Vision Thing Responses

March 29th, 2008

So, with just a couple of days of throwing ideas around, some interesting strands are coming together.

Firstly, those who are developers tend to agree with me: we’re a broken industry in need of a fix. Secondly, those who aren’t developers think I personally am broken and in need of a fix. Some think both are true.

With the private e-mail I was getting and IM chatter, I figured it would be better to produce a sandpit where anybody could get stuck in and post things up, link to articles, etc.

http://visionthing.vagueware.com is the current sandpit. We need to give this a better name and identity, but as you can see there is now a little momentum building.

You can also see that a few of us are playing with the idea of a Manifesto.
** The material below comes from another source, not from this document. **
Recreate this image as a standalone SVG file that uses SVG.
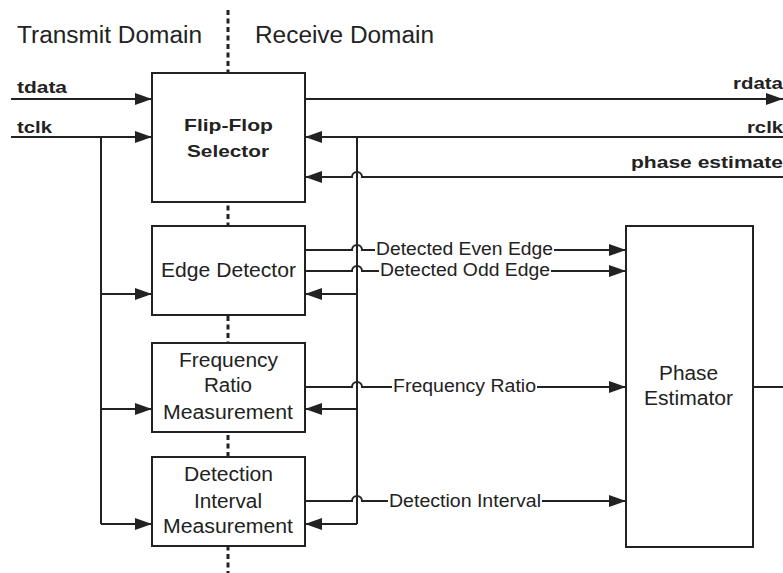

It’s not enough to say what we’re angry about: we should be talking about what we want this industry to be, what we believe it is capable of, to lay a framework down to make sure we look after ourselves, our users and potentially our investors without breaking a fundamental philosophical barrier.

I think it might be worth just touching on a couple of the responses though, specifically those who suggest the problem is me.

OK, I’ll admit it, I’m tired. I need a break. I might not know what I really want out of life (who the heck does?), however those aren’t the problems we’re talking about.

The real problem is the abundance of froth in this industry right now, with no real substance and meaning to it. I am not condemning the entire industry - I just question the meaning of parts of it, and whether we can’t use our collective skills to do something better. This is ultimately a philosophical and political position to take, and it’s one many seem to share with me. We don’t know the details yet, but we know we want to try and hammer them out and at the end say “this is what we believe in”. I don’t expect everybody to agree with that position: a philosophy that has 100% belief isn’t a philosophy, it’s a law of nature.

We know we’re jaded and tired, but we’re jaded and tired for a reason.

As a group of geeks we hate spin, bullshit, lies, marketing speak and so on. We are an industry moving to a foundation built on those principles rather than the ones we admire: hard problems being solved with skill, and adding value to society. We want to help those with a financial interest satisfy their curiosity, but we want to encourage them to do it with the same sense of purpose that drives us to all-night hacking sessions.

I just had a niggle in my head the other day. Now we have the beginnings of a community prepared to work out how to make this industry better. We’re going to have detractors labeling one or all of as burned out as they look at that angry stare in our eyes when they explain their “social networking for lampshades” idea to us, but I feel all the better for knowing there are people who are thinking about this the way I am, and I hope they feel better too.